有機トランジスタのキャリアの動き評価・解析する手法を開発
:産業技術総合研究所/住化分析センター/山形大学/広島大学

 (独)産業技術総合研究所は2月15日、(株)住化分析センター、山形大学、広島大学と共同で、多結晶性有機トランジスタの電流を運ぶ働きをするキャリア(電子や正孔)の動きを評価・解析する新手法を開発したと発表した。

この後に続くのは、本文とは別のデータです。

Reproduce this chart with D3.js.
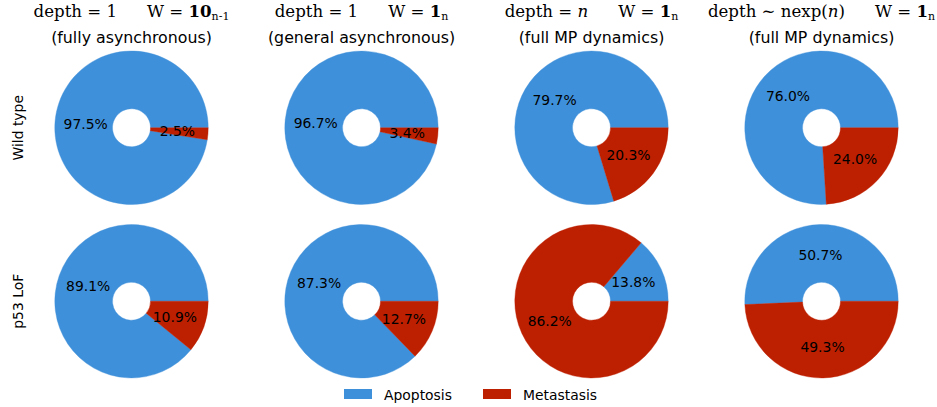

この開発により、有機トランジスタの性能や信頼性の向上に役立つ指標が得られ、フレキシブルな情報通信端末機器の研究開発が加速されるものと同研究所は期待している。
 有機トランジスタは、軽く、薄く、折り曲げられ、落としても壊れないという特徴を持ったフレキシブルな素子。印刷によるデバイス製造が可能な最有力素子として近年、実用化・事業化に向けた研究開発が世界で進展している。このトランジスタの核となる有機半導体層は通常、大きさが数十nm(ナノメートル、1nmは10億分の1m)から数μm(マイクロメートル、1μmは100万分の1m)の微結晶の集まり(多結晶)で、キャリアは微結晶内部の伝導と微結晶粒界の飛び移りを繰り返しながら動いている。
 このため、有機トランジスタの性能や信頼性向上には、これら半導体微結晶の評価・解析が欠かせないが、通常の電気的測定法でそれを行うのは難しく、新たな手法の開発が求められていた。
 有機トランジスタのキャリアの動きを「電子スピン共鳴(ESR)法」という手法で調べてきた研究グループは、キャリアの移動に必要なエネルギーが微結晶の内部と粒界部分では4倍の差があることをつかみ、有機トランジスタの実質的な性能を決定しているのは主に微結晶粒界の部分にあることが分かったとしている。
 産総研は、今後この手法を基にして有機トランジスタの性能を最大限に引き出す界面制御技術の開発を進める計画。